Por una enfermedad vivida en familia

Hay un pasaje del Evangelio de Juan que siempre me ha cautivado y que muchas veces he invitado a contemplar. Es el momento en el que Jesús confía su madre al discípulo amado. Le dice Jesús, y nos dice a cada uno de nosotros: «Aquí tienes a tu madre. Y desde aquella hora, el discípulo la recibió en su casa» (Juan 19,26-27).

Jesús mira a su madre, la mira con agradecimiento; de ella recibió el don de la vida. La mira con amor, igual que su madre lo mira con ternura. Pero ahora ambos se miran en medio de un intenso dolor. Esta es la situación de muchos encuentros que se dan en los hospitales y clínicas de nuestro entorno más cercano.

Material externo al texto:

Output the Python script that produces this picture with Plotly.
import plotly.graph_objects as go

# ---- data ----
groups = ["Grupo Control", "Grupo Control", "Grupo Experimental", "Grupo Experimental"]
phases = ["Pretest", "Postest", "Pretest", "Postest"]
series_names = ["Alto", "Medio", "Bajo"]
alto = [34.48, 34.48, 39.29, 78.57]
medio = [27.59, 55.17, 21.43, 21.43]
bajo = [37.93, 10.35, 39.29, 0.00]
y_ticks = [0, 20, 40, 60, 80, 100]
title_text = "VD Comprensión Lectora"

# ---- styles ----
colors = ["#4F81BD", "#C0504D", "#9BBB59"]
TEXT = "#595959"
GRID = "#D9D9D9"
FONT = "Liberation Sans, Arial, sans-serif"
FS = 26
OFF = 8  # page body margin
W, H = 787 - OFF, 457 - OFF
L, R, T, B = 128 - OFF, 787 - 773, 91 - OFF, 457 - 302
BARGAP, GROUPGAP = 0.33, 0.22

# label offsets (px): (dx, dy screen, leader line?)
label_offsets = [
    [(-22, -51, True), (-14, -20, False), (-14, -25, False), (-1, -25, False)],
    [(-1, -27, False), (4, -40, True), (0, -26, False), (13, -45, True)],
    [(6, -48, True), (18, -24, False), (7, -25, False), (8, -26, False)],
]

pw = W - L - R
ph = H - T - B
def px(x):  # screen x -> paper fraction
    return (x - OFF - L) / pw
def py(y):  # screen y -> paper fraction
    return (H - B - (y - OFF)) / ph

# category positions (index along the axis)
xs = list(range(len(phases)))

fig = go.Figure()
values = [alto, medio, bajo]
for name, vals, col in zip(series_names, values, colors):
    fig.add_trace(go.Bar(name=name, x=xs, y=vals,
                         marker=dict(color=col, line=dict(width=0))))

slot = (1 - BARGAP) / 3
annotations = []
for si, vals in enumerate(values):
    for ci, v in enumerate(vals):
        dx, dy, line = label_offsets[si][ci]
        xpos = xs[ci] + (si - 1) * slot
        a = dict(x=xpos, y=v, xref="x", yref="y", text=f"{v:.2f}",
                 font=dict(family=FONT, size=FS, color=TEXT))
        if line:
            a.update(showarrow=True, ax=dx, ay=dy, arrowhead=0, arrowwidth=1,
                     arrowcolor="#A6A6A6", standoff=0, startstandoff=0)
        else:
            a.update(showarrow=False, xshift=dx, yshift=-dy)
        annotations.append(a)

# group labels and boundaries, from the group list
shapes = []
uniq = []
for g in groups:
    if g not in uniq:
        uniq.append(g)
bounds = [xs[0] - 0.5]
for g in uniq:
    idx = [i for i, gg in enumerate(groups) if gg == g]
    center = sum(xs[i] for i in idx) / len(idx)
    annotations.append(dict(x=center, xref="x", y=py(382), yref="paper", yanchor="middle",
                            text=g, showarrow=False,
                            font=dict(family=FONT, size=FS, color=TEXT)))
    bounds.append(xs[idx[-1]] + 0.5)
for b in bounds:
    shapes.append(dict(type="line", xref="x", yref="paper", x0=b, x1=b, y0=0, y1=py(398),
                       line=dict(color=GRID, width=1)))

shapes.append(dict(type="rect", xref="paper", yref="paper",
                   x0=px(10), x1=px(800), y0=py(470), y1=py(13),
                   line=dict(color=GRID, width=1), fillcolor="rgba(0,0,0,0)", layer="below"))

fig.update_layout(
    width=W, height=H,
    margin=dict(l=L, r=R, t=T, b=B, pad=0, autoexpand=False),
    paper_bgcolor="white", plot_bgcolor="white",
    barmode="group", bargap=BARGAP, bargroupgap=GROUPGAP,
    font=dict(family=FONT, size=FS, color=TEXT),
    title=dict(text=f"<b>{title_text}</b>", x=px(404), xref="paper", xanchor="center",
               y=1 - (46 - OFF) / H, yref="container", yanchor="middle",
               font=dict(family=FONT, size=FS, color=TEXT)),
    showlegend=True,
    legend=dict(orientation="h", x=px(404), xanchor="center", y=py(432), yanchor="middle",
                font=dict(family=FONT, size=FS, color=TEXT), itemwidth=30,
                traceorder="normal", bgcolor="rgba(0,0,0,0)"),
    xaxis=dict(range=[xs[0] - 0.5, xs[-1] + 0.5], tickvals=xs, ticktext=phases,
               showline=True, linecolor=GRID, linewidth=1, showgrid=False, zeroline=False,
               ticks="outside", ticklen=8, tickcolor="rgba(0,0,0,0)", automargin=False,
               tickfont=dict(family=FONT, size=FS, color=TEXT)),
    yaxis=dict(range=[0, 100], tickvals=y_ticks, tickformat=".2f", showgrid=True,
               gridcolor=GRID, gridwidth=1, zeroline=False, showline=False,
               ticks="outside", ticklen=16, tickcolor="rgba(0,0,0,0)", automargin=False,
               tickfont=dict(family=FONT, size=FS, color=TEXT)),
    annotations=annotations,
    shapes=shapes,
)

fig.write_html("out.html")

Muchos profesionales intentan ciertamente que el enfermo se sienta protegido. Por ello es necesario no bajar la guardia y trabajar continuamente por la humanización de la sanidad, para conseguir que los enfermos sientan que tienen al lado una mano amiga. Con las palabras de Jesús «aquí tienes a tu madre», el discípulo Juan recibe el mandato de cuidar de su madre, de no dejarla sola. Quedarse solo es terrible. Esta es la situación de muchos enfermos, alejados de sus familiares y amigos. Esta es la situación de dolor y silencio de muchos familiares que acompañan el sufrimiento de un ser querido o incluso la posibilidad real de una despedida segura. En muchas ocasiones, la soledad es más dolorosa que la enfermedad. La mayor soledad es vivir el dolor sin amor, sin compañía.

Queridos hermanos y hermanas, este sexto domingo del tiempo de Pascua celebramos la Pascua del enfermo. Como nos recordaba el lema para la Jornada Mundial del Enfermo de este año, la familia es el ámbito ideal para cuidar al enfermo. En efecto, la familia, como primera célula del amor y de la vida, acompaña, escucha, fortalece y anima al enfermo en la convalecencia hasta su recuperación y, cuando llega el tránsito de la muerte, lo coge de la mano hasta cruzar el umbral a la nueva vida.

Pero la Iglesia y todos sus miembros, en tanto que familia de las familias de los hijos de Dios, estamos también llamados a poner todo nuestro esfuerzo y capacidades para que la persona enferma recupere su alegría y ganas de vivir. Los predilectos de la Iglesia son los pacientes que viven la enfermedad en soledad, especialmente los más ancianos. Doy gracias a tantos médicos, enfermeros y enfermeras y auxiliares y personal no sanitario de los hospitales que nos informáis a los sacerdotes y miembros de la pastoral de la salud de las personas más necesitadas de compañía y calor humano. Gracias por dejarnos compartir con vosotros la tarea de humanizar la asistencia sanitaria.

Cuando una madre se levanta una y otra vez para mirar a su hijo que yace enfermo en la cama y con dolor, lo mira con ternura pero no consigue darle lo que su hijo tanto necesita: la salud. También el hijo la mira impotente a los ojos. Desde el mero punto de vista del dolor esta mirada no lo cura ni libra del dolor, pero es la única mirada en la que el hijo es mirado como persona, al margen de su enfermedad y más allá del dolor.

El sufrimiento es salvado desde dentro de sí mismo. Así mira el Padre al hijo en la cruz, con una mirada amorosa, pero no lo libra de la cruz. Así mira María a su Hijo cuando lo bajan de la cruz y lo abraza como signo de fidelidad. Así debemos mirar nosotros al enfermo, con la mirada del amor, que no lo libra del dolor pero que le da fuerzas para sobrellevarlo.

Hermanos y hermanas, ¿cuánto tiempo hace que no vais a visitar a un enfermo a un hospital? ¿Por qué no vais un día de esta semana? Y si, afortunadamente, no tenéis a nadie a quien visitar, os animo a acercaros a un centro sanitario, preguntad si hay alguna persona que no reciba visitas y quedaos un rato con ella. ¡Feliz Pascua del Enfermo!